* begin *

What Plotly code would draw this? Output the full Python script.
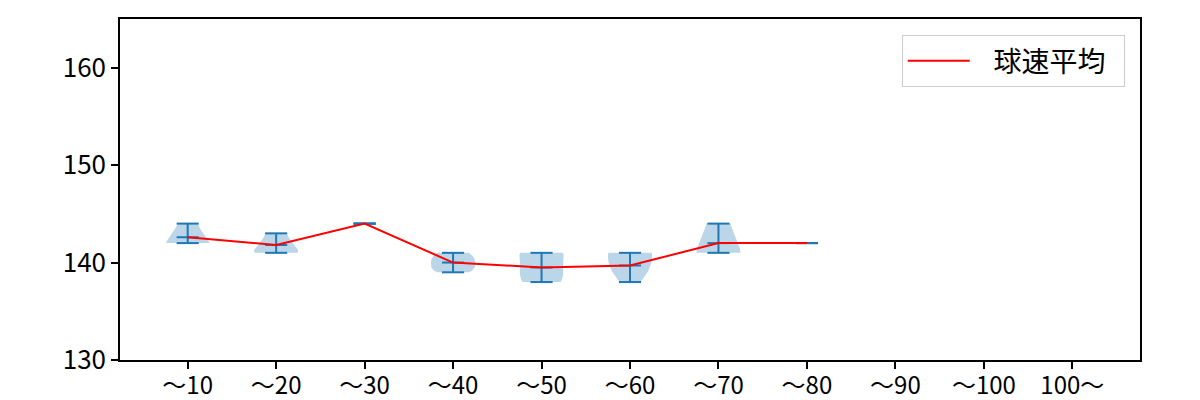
import plotly.graph_objects as go

# ---- data ----
categories = ["〜10", "〜20", "〜30", "〜40", "〜50", "〜60", "〜70", "〜80", "〜90", "〜100", "100〜"]
max_vals = [144, 143, 144, 141, 141, 141, 144, 142, None, None, None]
min_vals = [142, 141, 144, 139, 138, 138, 141, 142, None, None, None]
mean_vals = [142.6, 141.8, 144.0, 140.0, 139.5, 139.7, 142.0, 142.0, None, None, None]

# relative density profiles (value levels, relative density 0..1) per category
dens_levels = [
    [142, 142.5, 143, 143.5, 144],
    [141, 141.3, 141.7, 142.2, 142.6, 143],
    [],
    [139, 139.2, 139.5, 140, 140.4, 140.7, 141],
    [138, 138.3, 138.8, 139.5, 140.2, 140.7, 141],
    [138, 138.6, 139.1, 140.0, 140.65, 141],
    [141, 141.5, 142, 142.5, 143, 143.5, 144],
    [], [], [], [],
]
dens_values = [
    [1.0, 0.85, 0.7, 0.56, 0.45],
    [0.98, 1.0, 0.85, 0.68, 0.56, 0.48],
    [],
    [0.72, 0.88, 0.98, 1.0, 0.97, 0.88, 0.72],
    [0.86, 0.93, 0.98, 0.97, 0.98, 1.0, 0.97],
    [0.48, 0.68, 0.82, 0.97, 1.0, 0.98],
    [1.0, 0.96, 0.87, 0.78, 0.7, 0.62, 0.53],
    [], [], [], [],
]

positions = list(range(1, len(categories) + 1))
HALF_W = 0.25      # violin half width (matplotlib widths=0.5)
CAP = 0.125        # cap line half length

BLUE = "#1f77b4"
fig = go.Figure()

# violin bodies
for pos, lv, dv in zip(positions, dens_levels, dens_values):
    if not lv:
        continue
    xs = [pos + HALF_W * d for d in dv] + [pos - HALF_W * d for d in reversed(dv)]
    ys = list(lv) + list(reversed(lv))
    fig.add_trace(go.Scatter(
        x=xs, y=ys, mode="lines", fill="toself",
        fillcolor="rgba(31,119,180,0.3)", line=dict(width=0),
        showlegend=False, hoverinfo="skip"))

# extrema, bars and mean caps
lx, ly = [], []
for pos, mx, mn, mu in zip(positions, max_vals, min_vals, mean_vals):
    if mx is None:
        continue
    for v in (mx, mn, mu):
        lx += [pos - CAP, pos + CAP, None]
        ly += [v, v, None]
    lx += [pos, pos, None]
    ly += [mn, mx, None]
fig.add_trace(go.Scatter(x=lx, y=ly, mode="lines", line=dict(color=BLUE, width=2),
                         showlegend=False, hoverinfo="skip"))

# mean line
fig.add_trace(go.Scatter(x=positions, y=mean_vals, mode="lines",
                         line=dict(color="red", width=2),
                         name="\u00a0\u00a0\u00a0球速平均\u00a0\u00a0"))

# page body has an 8px margin, so the figure is shrunk by 8px to keep the plot area in place
fig.update_layout(
    width=1192, height=392,
    margin=dict(l=112, r=60, t=11, b=40),
    paper_bgcolor="white", plot_bgcolor="white",
    font=dict(family="Noto Sans CJK JP", size=26, color="black"),
    legend=dict(
        x=0.985, y=0.953, xanchor="right", yanchor="top",
        bordercolor="#cccccc", borderwidth=1, bgcolor="rgba(255,255,255,0.8)",
        font=dict(size=28), itemwidth=62,
    ),
)
fig.update_xaxes(
    range=[0.235, 11.765], tickmode="array", tickvals=positions, ticktext=categories,
    showline=True, linecolor="black", linewidth=1.5, mirror=True,
    ticks="outside", ticklen=7, tickwidth=1.5, tickcolor="black",
    tickfont=dict(size=24), ticklabelstandoff=-4,
    showgrid=False, zeroline=False, automargin=False,
)
fig.update_yaxes(
    range=[130, 165], tickmode="array", tickvals=[130, 140, 150, 160],
    showline=True, linecolor="black", linewidth=1.5, mirror=True,
    ticks="outside", ticklen=7, tickwidth=1.5, tickcolor="black",
    showgrid=False, zeroline=False, automargin=False,
)

fig.write_html("out.html")
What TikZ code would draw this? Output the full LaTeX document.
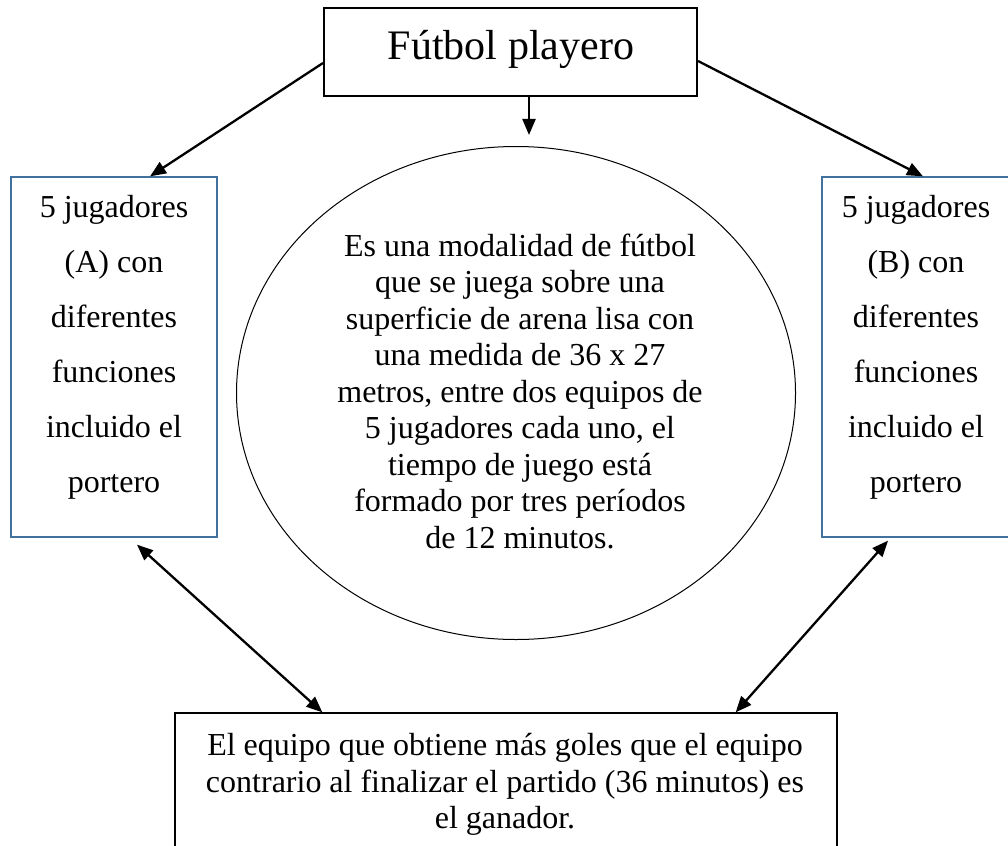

* end *

# EXERCISE AIM
From the data above, write out everything exactly except the pictures.

# EXERCISE RESULT
What Plotly code would draw this? Output the full Python script.
import plotly.graph_objects as go

# ---- data ----
categories = ["〜10", "〜20", "〜30", "〜40", "〜50", "〜60", "〜70", "〜80", "〜90", "〜100", "100〜"]
max_vals = [144, 143, 144, 141, 141, 141, 144, 142, None, None, None]
min_vals = [142, 141, 144, 139, 138, 138, 141, 142, None, None, None]
mean_vals = [142.6, 141.8, 144.0, 140.0, 139.5, 139.7, 142.0, 142.0, None, None, None]

# relative density profiles (value levels, relative density 0..1) per category
dens_levels = [
    [142, 142.5, 143, 143.5, 144],
    [141, 141.3, 141.7, 142.2, 142.6, 143],
    [],
    [139, 139.2, 139.5, 140, 140.4, 140.7, 141],
    [138, 138.3, 138.8, 139.5, 140.2, 140.7, 141],
    [138, 138.6, 139.1, 140.0, 140.65, 141],
    [141, 141.5, 142, 142.5, 143, 143.5, 144],
    [], [], [], [],
]
dens_values = [
    [1.0, 0.85, 0.7, 0.56, 0.45],
    [0.98, 1.0, 0.85, 0.68, 0.56, 0.48],
    [],
    [0.72, 0.88, 0.98, 1.0, 0.97, 0.88, 0.72],
    [0.86, 0.93, 0.98, 0.97, 0.98, 1.0, 0.97],
    [0.48, 0.68, 0.82, 0.97, 1.0, 0.98],
    [1.0, 0.96, 0.87, 0.78, 0.7, 0.62, 0.53],
    [], [], [], [],
]

positions = list(range(1, len(categories) + 1))
HALF_W = 0.25      # violin half width (matplotlib widths=0.5)
CAP = 0.125        # cap line half length

BLUE = "#1f77b4"
fig = go.Figure()

# violin bodies
for pos, lv, dv in zip(positions, dens_levels, dens_values):
    if not lv:
        continue
    xs = [pos + HALF_W * d for d in dv] + [pos - HALF_W * d for d in reversed(dv)]
    ys = list(lv) + list(reversed(lv))
    fig.add_trace(go.Scatter(
        x=xs, y=ys, mode="lines", fill="toself",
        fillcolor="rgba(31,119,180,0.3)", line=dict(width=0),
        showlegend=False, hoverinfo="skip"))

# extrema, bars and mean caps
lx, ly = [], []
for pos, mx, mn, mu in zip(positions, max_vals, min_vals, mean_vals):
    if mx is None:
        continue
    for v in (mx, mn, mu):
        lx += [pos - CAP, pos + CAP, None]
        ly += [v, v, None]
    lx += [pos, pos, None]
    ly += [mn, mx, None]
fig.add_trace(go.Scatter(x=lx, y=ly, mode="lines", line=dict(color=BLUE, width=2),
                         showlegend=False, hoverinfo="skip"))

# mean line
fig.add_trace(go.Scatter(x=positions, y=mean_vals, mode="lines",
                         line=dict(color="red", width=2),
                         name="\u00a0\u00a0\u00a0球速平均\u00a0\u00a0"))

# page body has an 8px margin, so the figure is shrunk by 8px to keep the plot area in place
fig.update_layout(
    width=1192, height=392,
    margin=dict(l=112, r=60, t=11, b=40),
    paper_bgcolor="white", plot_bgcolor="white",
    font=dict(family="Noto Sans CJK JP", size=26, color="black"),
    legend=dict(
        x=0.985, y=0.953, xanchor="right", yanchor="top",
        bordercolor="#cccccc", borderwidth=1, bgcolor="rgba(255,255,255,0.8)",
        font=dict(size=28), itemwidth=62,
    ),
)
fig.update_xaxes(
    range=[0.235, 11.765], tickmode="array", tickvals=positions, ticktext=categories,
    showline=True, linecolor="black", linewidth=1.5, mirror=True,
    ticks="outside", ticklen=7, tickwidth=1.5, tickcolor="black",
    tickfont=dict(size=24), ticklabelstandoff=-4,
    showgrid=False, zeroline=False, automargin=False,
)
fig.update_yaxes(
    range=[130, 165], tickmode="array", tickvals=[130, 140, 150, 160],
    showline=True, linecolor="black", linewidth=1.5, mirror=True,
    ticks="outside", ticklen=7, tickwidth=1.5, tickcolor="black",
    showgrid=False, zeroline=False, automargin=False,
)

fig.write_html("out.html")
What TikZ code would draw this? Output the full LaTeX document.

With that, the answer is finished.